Hamilton and Doe now must gather about 86,000 signatures on a petition to get the initiatives on a ballot in November. Hamilton expressed confidence in a phone interview Tuesday that he could gather the needed signatures, noting that his goal is to have about 115,000 signatures by the time the petition is due in August.

Some, including city of Greeley Water & Sewer Department director Jon Monson, are concerned that if the measures make it on to a ballot, there could be enough incentive for the general public to vote for the initiatives.

“It would basically allow fishing or other recreational activity on any water in the state for Colorado residents,” Monson said. “And that could appeal to a lot of people.

“The question is, do people really want to put in place a system we know nothing about, and do away with a system that’s worked for 130 or 140 years?”

Potential support from the general public has those in the agriculture industry particularly concerned. Weld County Commissioner Doug Rademacher, who farms about 1,200 acres in the Platteville area, said that, under the proposed initiatives, farmers and ranchers, who make up less than 2 percent of the population, would be in the minority, facing competing demands from recreational users and the general public.

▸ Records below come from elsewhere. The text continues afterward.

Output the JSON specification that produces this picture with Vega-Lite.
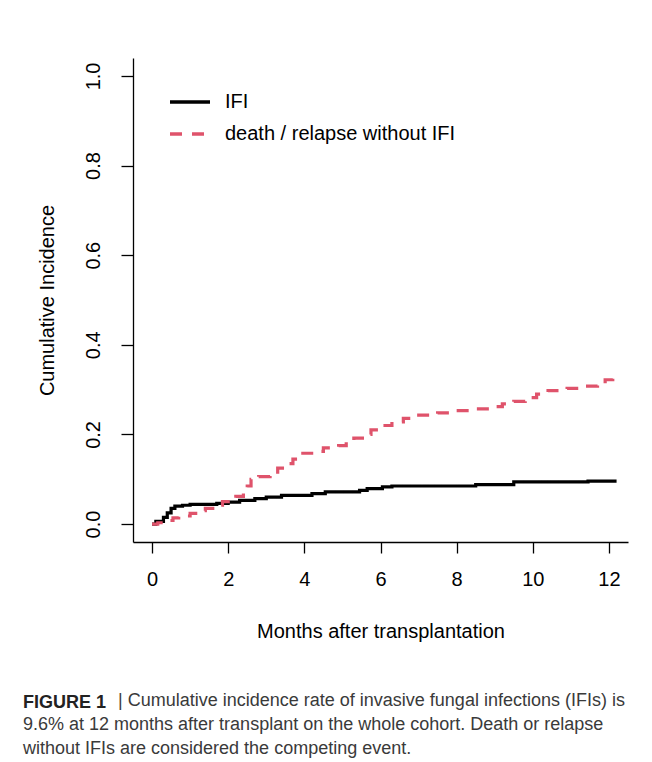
{
  "$schema": "https://vega.github.io/schema/vega-lite/v6.json",
  "width": 495,
  "height": 484,
  "autosize": {"type": "none"},
  "padding": {"left": 133, "top": 58, "right": 24, "bottom": 220},
  "background": "white",
  "title": {
    "text": "FIGURE 1",
    "subtitle": [
      "\u200b\u00a0\u00a0\u00a0\u00a0\u00a0\u00a0\u00a0\u00a0\u00a0\u00a0\u00a0\u00a0\u00a0\u00a0\u00a0\u00a0\u00a0\u00a0\u00a0| Cumulative incidence rate of invasive fungal infections (IFIs) is",
      "9.6% at 12 months after transplant on the whole cohort. Death or relapse",
      "without IFIs are considered the competing event."
    ],
    "orient": "bottom",
    "anchor": "start",
    "frame": "bounds",
    "offset": 53,
    "dx": -14,
    "font": "Liberation Sans",
    "fontSize": 18,
    "fontWeight": "bold",
    "color": "#222222",
    "subtitleFont": "Liberation Sans",
    "subtitleFontSize": 18,
    "subtitleColor": "#3a3a3a",
    "subtitleLineHeight": 24,
    "subtitlePadding": -20
  },
  "datasets": {
    "curves": [
      {"month": 0, "cif": 0, "event": "IFI"},
      {"month": 0.1, "cif": 0.006, "event": "IFI"},
      {"month": 0.3, "cif": 0.015, "event": "IFI"},
      {"month": 0.4, "cif": 0.025, "event": "IFI"},
      {"month": 0.5, "cif": 0.035, "event": "IFI"},
      {"month": 0.6, "cif": 0.04, "event": "IFI"},
      {"month": 0.8, "cif": 0.042, "event": "IFI"},
      {"month": 1.0, "cif": 0.044, "event": "IFI"},
      {"month": 1.7, "cif": 0.046, "event": "IFI"},
      {"month": 2.0, "cif": 0.049, "event": "IFI"},
      {"month": 2.3, "cif": 0.053, "event": "IFI"},
      {"month": 2.7, "cif": 0.057, "event": "IFI"},
      {"month": 3.0, "cif": 0.06, "event": "IFI"},
      {"month": 3.4, "cif": 0.064, "event": "IFI"},
      {"month": 4.2, "cif": 0.068, "event": "IFI"},
      {"month": 4.55, "cif": 0.072, "event": "IFI"},
      {"month": 5.45, "cif": 0.075, "event": "IFI"},
      {"month": 5.65, "cif": 0.079, "event": "IFI"},
      {"month": 6.05, "cif": 0.083, "event": "IFI"},
      {"month": 6.3, "cif": 0.085, "event": "IFI"},
      {"month": 8.5, "cif": 0.088, "event": "IFI"},
      {"month": 9.5, "cif": 0.094, "event": "IFI"},
      {"month": 11.45, "cif": 0.096, "event": "IFI"},
      {"month": 12.2, "cif": 0.096, "event": "IFI"},
      {"month": 0, "cif": 0, "event": "death / relapse without IFI"},
      {"month": 0.15, "cif": 0.003, "event": "death / relapse without IFI"},
      {"month": 0.3, "cif": 0.008, "event": "death / relapse without IFI"},
      {"month": 0.55, "cif": 0.014, "event": "death / relapse without IFI"},
      {"month": 0.7, "cif": 0.018, "event": "death / relapse without IFI"},
      {"month": 1.0, "cif": 0.024, "event": "death / relapse without IFI"},
      {"month": 1.2, "cif": 0.03, "event": "death / relapse without IFI"},
      {"month": 1.4, "cif": 0.035, "event": "death / relapse without IFI"},
      {"month": 1.7, "cif": 0.042, "event": "death / relapse without IFI"},
      {"month": 1.85, "cif": 0.05, "event": "death / relapse without IFI"},
      {"month": 2.0, "cif": 0.057, "event": "death / relapse without IFI"},
      {"month": 2.2, "cif": 0.062, "event": "death / relapse without IFI"},
      {"month": 2.4, "cif": 0.072, "event": "death / relapse without IFI"},
      {"month": 2.5, "cif": 0.085, "event": "death / relapse without IFI"},
      {"month": 2.6, "cif": 0.1, "event": "death / relapse without IFI"},
      {"month": 2.8, "cif": 0.106, "event": "death / relapse without IFI"},
      {"month": 3.1, "cif": 0.112, "event": "death / relapse without IFI"},
      {"month": 3.3, "cif": 0.125, "event": "death / relapse without IFI"},
      {"month": 3.5, "cif": 0.135, "event": "death / relapse without IFI"},
      {"month": 3.7, "cif": 0.145, "event": "death / relapse without IFI"},
      {"month": 3.9, "cif": 0.158, "event": "death / relapse without IFI"},
      {"month": 4.3, "cif": 0.162, "event": "death / relapse without IFI"},
      {"month": 4.5, "cif": 0.17, "event": "death / relapse without IFI"},
      {"month": 4.9, "cif": 0.175, "event": "death / relapse without IFI"},
      {"month": 5.1, "cif": 0.185, "event": "death / relapse without IFI"},
      {"month": 5.3, "cif": 0.192, "event": "death / relapse without IFI"},
      {"month": 5.6, "cif": 0.2, "event": "death / relapse without IFI"},
      {"month": 5.75, "cif": 0.21, "event": "death / relapse without IFI"},
      {"month": 6.0, "cif": 0.22, "event": "death / relapse without IFI"},
      {"month": 6.3, "cif": 0.228, "event": "death / relapse without IFI"},
      {"month": 6.6, "cif": 0.236, "event": "death / relapse without IFI"},
      {"month": 6.9, "cif": 0.243, "event": "death / relapse without IFI"},
      {"month": 7.5, "cif": 0.248, "event": "death / relapse without IFI"},
      {"month": 7.8, "cif": 0.253, "event": "death / relapse without IFI"},
      {"month": 8.5, "cif": 0.257, "event": "death / relapse without IFI"},
      {"month": 8.9, "cif": 0.262, "event": "death / relapse without IFI"},
      {"month": 9.2, "cif": 0.268, "event": "death / relapse without IFI"},
      {"month": 9.5, "cif": 0.274, "event": "death / relapse without IFI"},
      {"month": 9.8, "cif": 0.282, "event": "death / relapse without IFI"},
      {"month": 10.1, "cif": 0.29, "event": "death / relapse without IFI"},
      {"month": 10.4, "cif": 0.298, "event": "death / relapse without IFI"},
      {"month": 10.9, "cif": 0.303, "event": "death / relapse without IFI"},
      {"month": 11.2, "cif": 0.308, "event": "death / relapse without IFI"},
      {"month": 11.7, "cif": 0.312, "event": "death / relapse without IFI"},
      {"month": 11.9, "cif": 0.322, "event": "death / relapse without IFI"},
      {"month": 12.1, "cif": 0.328, "event": "death / relapse without IFI"},
      {"month": 12.2, "cif": 0.328, "event": "death / relapse without IFI"}
    ]
  },
  "data": {"name": "curves"},
  "mark": {"type": "line", "interpolate": "step-after", "strokeWidth": 3.2, "strokeCap": "butt"},
  "encoding": {
    "x": {
      "field": "month",
      "type": "quantitative",
      "scale": {"domain": [-0.5, 12.5], "nice": false, "zero": false},
      "axis": {
        "values": [0, 2, 4, 6, 8, 10, 12],
        "title": "Months after transplantation",
        "grid": false,
        "domainColor": "black",
        "domainWidth": 1.3,
        "tickColor": "black",
        "tickWidth": 1.3,
        "tickSize": 11,
        "labelFont": "Liberation Sans",
        "labelFontSize": 20,
        "labelColor": "black",
        "labelPadding": 16,
        "titleFont": "Liberation Sans",
        "titleFontSize": 20,
        "titleFontWeight": "normal",
        "titleColor": "black",
        "titlePadding": 32
      }
    },
    "y": {
      "field": "cif",
      "type": "quantitative",
      "scale": {"domain": [-0.04, 1.04], "nice": false, "zero": false},
      "axis": {
        "values": [0, 0.2, 0.4, 0.6, 0.8, 1.0],
        "format": ".1f",
        "title": "Cumulative Incidence",
        "grid": false,
        "domainColor": "black",
        "domainWidth": 1.3,
        "tickColor": "black",
        "tickWidth": 1.3,
        "tickSize": 12,
        "labelFont": "Liberation Sans",
        "labelFontSize": 20,
        "labelColor": "black",
        "labelAngle": -90,
        "labelAlign": "center",
        "labelBaseline": "bottom",
        "labelPadding": 18,
        "titleFont": "Liberation Sans",
        "titleFontSize": 20,
        "titleFontWeight": "normal",
        "titleColor": "black",
        "titlePadding": 26
      }
    },
    "color": {
      "field": "event",
      "type": "nominal",
      "scale": {"domain": ["IFI", "death / relapse without IFI"], "range": ["#000000", "#DF536B"]},
      "legend": {
        "title": null,
        "orient": "none",
        "legendX": 35,
        "legendY": 22,
        "padding": 0,
        "symbolType": "stroke",
        "symbolSize": 1600,
        "symbolStrokeWidth": 3.5,
        "labelFont": "Liberation Sans",
        "labelFontSize": 20,
        "labelColor": "black",
        "labelOffset": 13,
        "labelLimit": 400,
        "rowPadding": -18
      }
    },
    "strokeDash": {
      "field": "event",
      "type": "nominal",
      "scale": {"domain": ["IFI", "death / relapse without IFI"], "range": [[1, 0], [12, 10]]},
      "legend": {
        "title": null,
        "orient": "none",
        "legendX": 35,
        "legendY": 22,
        "padding": 0,
        "symbolType": "stroke",
        "symbolSize": 1600,
        "symbolStrokeWidth": 3.5,
        "labelFont": "Liberation Sans",
        "labelFontSize": 20,
        "labelColor": "black",
        "labelOffset": 13,
        "labelLimit": 400,
        "rowPadding": -18
      }
    }
  },
  "config": {"view": {"stroke": null}}
}
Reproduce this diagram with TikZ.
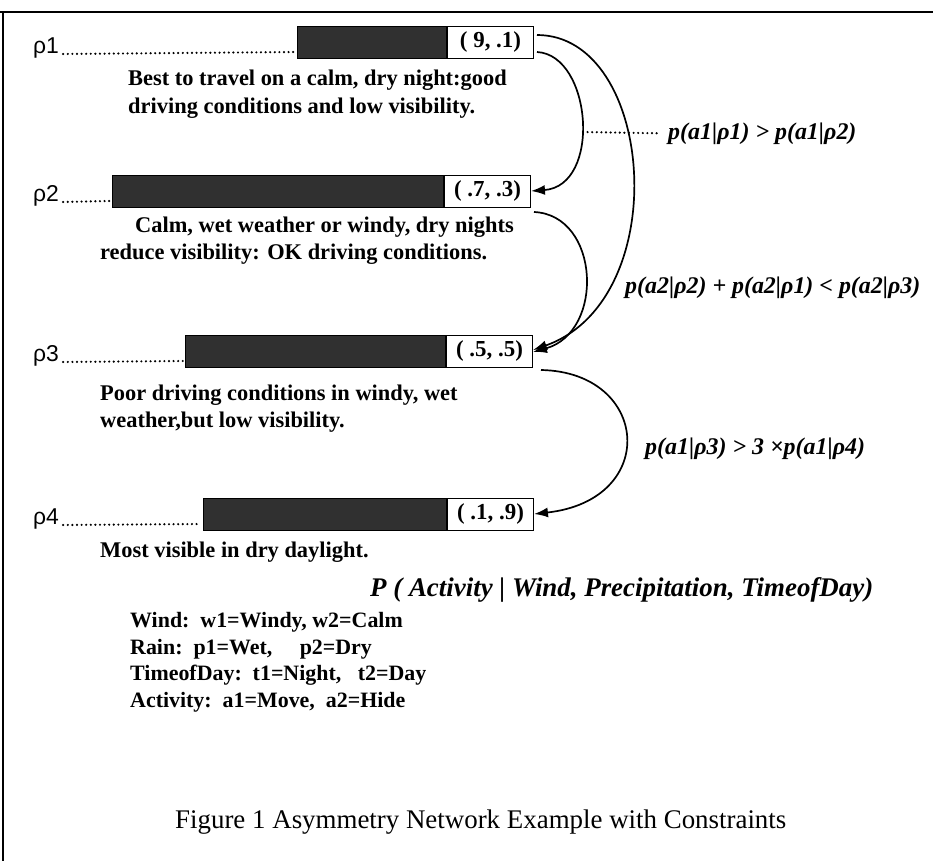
\documentclass[tikz,border=0pt]{standalone}
\usepackage{fontspec}
\setmainfont{Liberation Serif}
\newfontfamily\rhofont{Liberation Sans}
\usetikzlibrary{arrows.meta, positioning, calc}
\definecolor{shade}{HTML}{303030}

\begin{document}
\begin{tikzpicture}[x=1bp, y=-1bp,
    bar/.style={draw=black, fill=shade, line width=1pt, anchor=west, minimum height=32bp, inner sep=0pt},
    val/.style={draw=black, fill=white, line width=1pt, anchor=west, minimum width=86bp, minimum height=32bp, inner sep=0pt, font=\fontsize{23}{26}\selectfont\bfseries},
    rho/.style={anchor=base west, inner sep=0pt, font=\fontsize{23}{24}\selectfont\rhofont},
    desc/.style={anchor=base west, inner sep=0pt, font=\fontsize{22.5}{26}\selectfont\bfseries},
    cons/.style={anchor=base west, inner sep=0pt, font=\fontsize{24}{28}\selectfont\bfseries\itshape},
    legend/.style={anchor=base west, inner sep=0pt, font=\fontsize{22}{26}\selectfont\bfseries},
    dotline/.style={line width=2.4pt, line cap=round, dash pattern=on 0pt off 4.6bp},
    link/.style={line width=1.7pt, -{Latex[length=14pt, width=10pt]}}]
  \useasboundingbox (0,0) rectangle (933,861);
  % frame
  \draw[line width=2.2pt] (0,12) -- (933,12);
  \draw[line width=1.6pt] (3,12) -- (3,861);

  % activity bars
  \node[bar, minimum width=149bp] (b1) at (297,42) {};
  \node[val] (v1) at (b1.east) {( 9, .1)};
  \node[bar, minimum width=331bp] (b2) at (112,191) {};
  \node[val] (v2) at (b2.east) {( .7, .3)};
  \node[bar, minimum width=260bp] (b3) at (185,351) {};
  \node[val] (v3) at (b3.east) {( .5, .5)};
  \node[bar, minimum width=243bp] (b4) at (203,514) {};
  \node[val] (v4) at (b4.east) {( .1, .9)};

  \node[rho] (r1) at (33,53) {ρ1};
  \node[rho] (r2) at (33,201) {ρ2};
  \node[rho] (r3) at (33,361) {ρ3};
  \node[rho] (r4) at (33,524) {ρ4};
  \draw[dotline] ([xshift=4bp,yshift=-1bp]r1.base east) -- ([shift={(-2bp,-10bp)}]b1.west);
  \draw[dotline] ([xshift=4bp,yshift=-1bp]r2.base east) -- ([shift={(-2bp,-10bp)}]b2.west);
  \draw[dotline] ([xshift=4bp,yshift=-1bp]r3.base east) -- ([shift={(-2bp,-10bp)}]b3.west);
  \draw[dotline] ([xshift=4bp,yshift=-1bp]r4.base east) -- ([shift={(-2bp,-10bp)}]b4.west);

  % descriptions
  \node[desc] (d1a) at (128,85) {Best to travel on a calm, dry night:good};
  \node[desc] (d1b) at (128,113) {driving conditions and low visibility.};
  \node[desc] (d2a) at (135,232) {Calm, wet weather or windy, dry nights};
  \node[desc] (d2b) at (100,259) {reduce visibility: OK driving conditions.};
  \node[desc] (d3a) at (100,400) {Poor driving conditions in windy, wet};
  \node[desc] (d3b) at (100,427) {weather,but low visibility.};
  \node[desc] (d4) at (100,557) {Most visible in dry daylight.};

  % constraints
  \draw[link] ([shift={(3bp,7bp)}]v1.east) .. controls (655,35) and (675,300) .. ([yshift=1bp]v3.east);
  \draw[link] ([shift={(3bp,-10bp)}]v1.east) .. controls (592,55) and (602,186) .. (v2.east);
  \draw[link] ([shift={(3bp,-21bp)}]v2.east) .. controls (600,215) and (605,332) .. ([yshift=-1bp]v3.east);
  \draw[link] ([shift={(8bp,-19bp)}]v3.east) .. controls (650,372) and (660,500) .. (v4.east);

  \coordinate (c1) at (583,132);
  \node[cons] (k1) at (668,139) {p(a1|ρ1) > p(a1|ρ2)};
  \draw[dotline] (c1) -- ([xshift=-10bp]k1.west);
  \node[cons] (k2) at (625,293) {p(a2|ρ2) + p(a2|ρ1) < p(a2|ρ3)};
  \node[cons] (k3) at (645,454) {p(a1|ρ3) > 3 ×p(a1|ρ4)};

  \node[cons, font=\fontsize{27}{30}\selectfont\bfseries\itshape] (dist) at (370,596) {P ( Activity | Wind, Precipitation, TimeofDay)};

  % legend
  \node[legend] (w) at (130,627) {Wind:\ \ w1=Windy, w2=Calm};
  \node[legend] (p) at (130,654) {Rain:\ \ p1=Wet,\ \ \ \ \ p2=Dry};
  \node[legend] (t) at (130,680) {TimeofDay:\ \ t1=Night,\ \ \ t2=Day};
  \node[legend] (a) at (130,707) {Activity:\ \ a1=Move,\ \ a2=Hide};

  \node[desc, font=\fontsize{27}{30}\selectfont] (cap) at (175,828) {Figure 1 Asymmetry Network Example with Constraints};
\end{tikzpicture}
\end{document}
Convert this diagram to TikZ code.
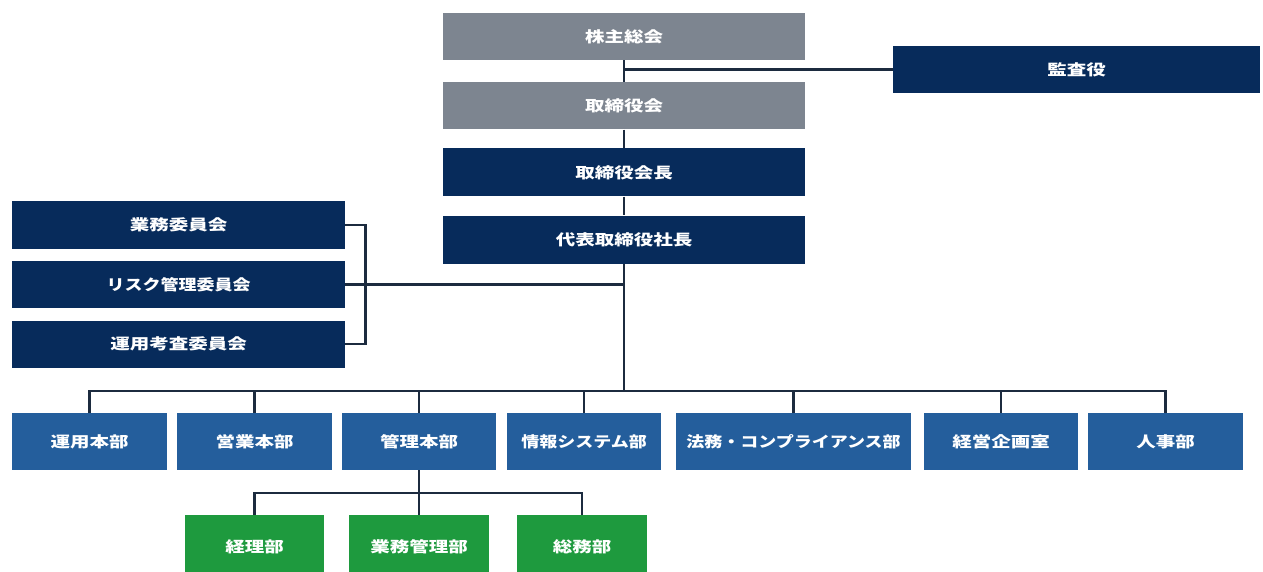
\documentclass[tikz,border=0pt]{standalone}
\usepackage{fontspec}
\newfontfamily\cjk[FakeStretch=1.3]{Noto Sans CJK JP}
\newfontfamily\cjkn[FakeStretch=1.2]{Noto Sans CJK JP}
\definecolor{grayb}{HTML}{7D8590}
\definecolor{navyb}{HTML}{072B5B}
\definecolor{blueb}{HTML}{245E9C}
\definecolor{greenb}{HTML}{1E9A3E}
\definecolor{linec}{HTML}{1C2B3F}
\tikzset{
  box/.style={rectangle, inner sep=0pt, text=white, font=\cjk\bfseries\fontsize{15}{15}\selectfont},
  narrowtext/.style={font=\cjkn\bfseries\fontsize{15}{15}\selectfont},
  graybox/.style={box, fill=grayb, minimum width=362pt, minimum height=47pt},
  topnavy/.style={box, fill=navyb, minimum width=362pt, minimum height=48pt},
  commbox/.style={box, fill=navyb, minimum width=333pt, minimum height=47pt},
  deptbox/.style={box, fill=blueb, minimum height=57pt},
  subbox/.style={box, fill=greenb, minimum height=64pt},
  conn/.style={draw=linec, line width=2.6pt}
}
\begin{document}
\begin{tikzpicture}[x=1pt,y=-1pt]
\useasboundingbox (0,0) rectangle (1263,572);
\begin{scope}
\clip (0,0) rectangle (1263,572);
% top column
\node[graybox] (kabu) at (624,36.5) {株主総会};
\node[graybox] (tori) at (624,106) {取締役会};
\node[topnavy] (kaicho) at (624,172.5) {取締役会長};
\node[topnavy] (pres) at (624,239.5) {代表取締役社長};
\node[box, fill=navyb, minimum width=367pt, minimum height=47pt] (kansa) at (1076.5,69.5) {監査役};
% committees
\node[commbox] (c1) at (178.5,225) {業務委員会};
\node[commbox, narrowtext] (c2) at (178.5,284.5) {リスク管理委員会};
\node[commbox] (c3) at (178.5,344) {運用考査委員会};
% departments
\node[deptbox, minimum width=155pt] (d1) at (89.5,441.5) {運用本部};
\node[deptbox, minimum width=155pt] (d2) at (254.5,441.5) {営業本部};
\node[deptbox, minimum width=154pt] (d3) at (419,441.5) {管理本部};
\node[deptbox, narrowtext, minimum width=154pt] (d4) at (584,441.5) {情報システム部};
\node[deptbox, narrowtext, minimum width=235pt] (d5) at (793.5,441.5) {法務・コンプライアンス部};
\node[deptbox, minimum width=154pt] (d6) at (1001,441.5) {経営企画室};
\node[deptbox, minimum width=155pt] (d7) at (1165.5,441.5) {人事部};
% sub departments
\node[subbox, minimum width=139pt] (g1) at (254.5,547) {経理部};
\node[subbox, minimum width=140pt] (g2) at (419,547) {業務管理部};
\node[subbox, minimum width=130pt] (g3) at (582,547) {総務部};
\end{scope}
\coordinate (busy) at (0,391);
\coordinate (subbus) at (0,493);
% connectors
\draw[conn] (kabu.south) -- (tori.north);
\draw[conn] (tori.south) -- (kaicho.north);
\draw[conn] (kaicho.south) -- (pres.north);
\draw[conn] (kansa.west) -- (kansa.west -| kabu.south);
\draw[conn] (c1.east) -- ++(20,0) |- (c3.east);
\draw[conn] (c2.east) -- (c2.east -| pres.south);
\draw[conn] (pres.south) -- (pres.south |- busy);
\draw[conn] (d1.north) -- (d1.north |- busy) -- (d7.north |- busy) -- (d7.north);
\foreach \d in {d2,d3,d4,d5,d6} \draw[conn] (\d.north) -- (\d.north |- busy);
\draw[conn] (d3.south) -- (g2.north);
\draw[conn] (g1.north) -- (g1.north |- subbus) -- (g3.north |- subbus) -- (g3.north);
\end{tikzpicture}
\end{document}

“I’m just disgusted the Supreme Court has allowed this to move forward,” Rademacher said. “These initiatives would cause complete chaos. If by some chance they get passed into law in the fall, we’ll be in court the next day trying to get this undone.”

Rademacher and Monson said one proposal in the initiatives – that all water used must be returned back to the river in the condition it was prior to its use – would be an incredibly difficult regulation with which to comply, and extremely expensive.

Jason Bane, communications manager for Western Resource Advocates, said his organization – a regional nonprofit conservation and environmental group – isn’t opposing the initiatives, but said completely changing Colorado water law goes too far.

“We believe there’s good intentions behind these efforts,” he said. “But we’re not sure we need anything that goes to this extent.”